Waltz with Bashir.
An incredibly well written adult animation that is a true story of a man trying to remember parts of his expereince in a war he can't quite remember.
So understanding this is in context to his uninformed and lost, terrified, and congative dissonance with war being part of something that horrifies him. It is very intense, well written, true to human nature and form, because it's real.

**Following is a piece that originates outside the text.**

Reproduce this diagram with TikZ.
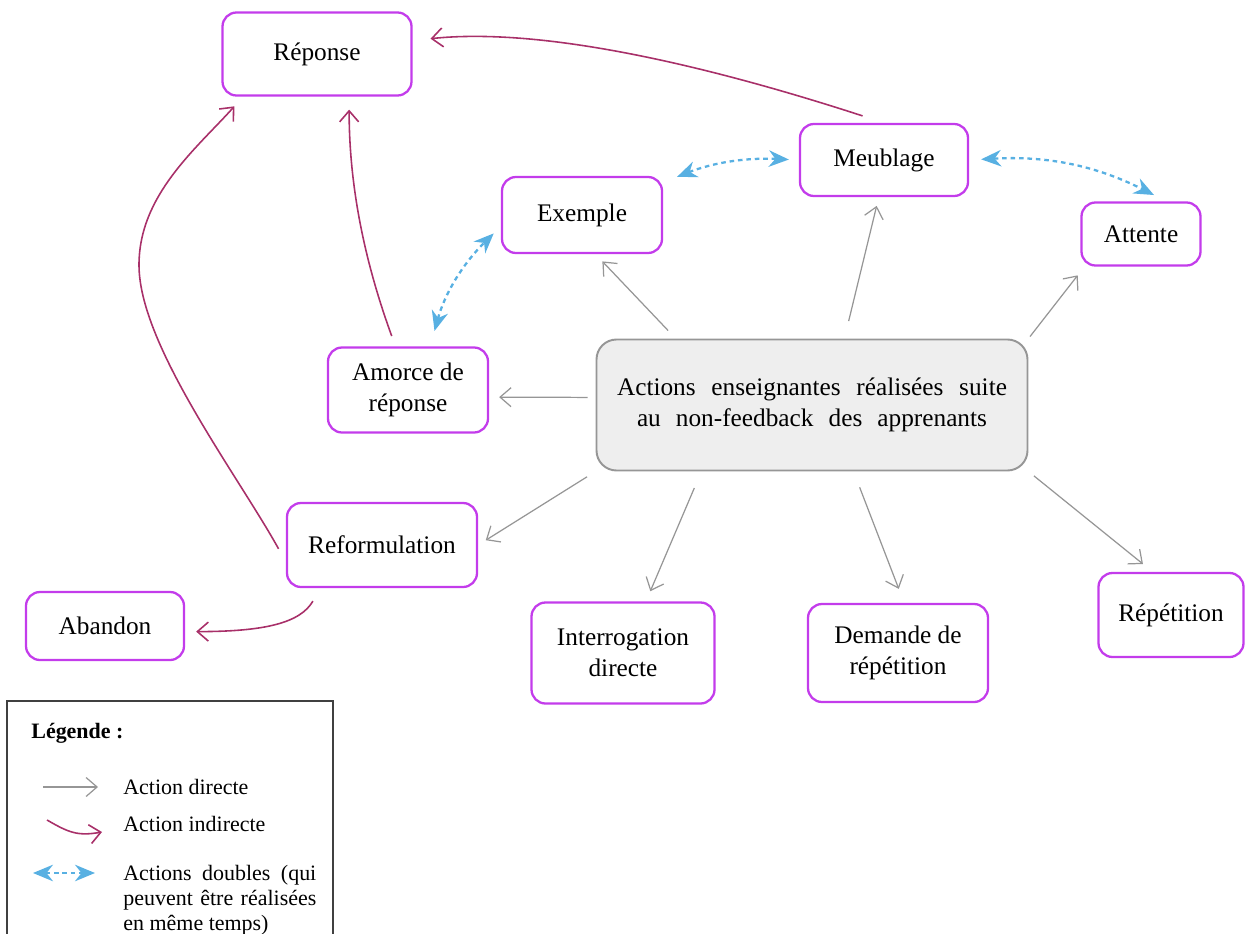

It won four international film awards plus a Golden Globe, and was nominated for a BAFTA and An Acadmy Award (Oscar).
It is banned in Lebanon.
Trailer:
http:/youtu.be/_J9uoLMhMhs
I like it because it's a true story. Because it's not glorified bullshit about gun and war. It's *real* war. It tells the stories of the completely baffled, inexperienced, terrified young men with no idea wtf is going on, and having to make life and death decisions for themselves and others when still children and the congative "splitting" or dissonances that happen and the dream like altered reality you enter to cope. Which you brain then later codes into symbolism or erases. It talks of small internal beauty when facing peril. Of fear. Terror. Cowardice. Heroism. Self preservation. All happening in the same person, all at the same time.
We are rarely the simple black and white characters North American film often makes us out to be. We are complex, full of good and bad at the same time. And I like that it's not fictional - these events *did* happen.
That it's banned in Lebanon is telling.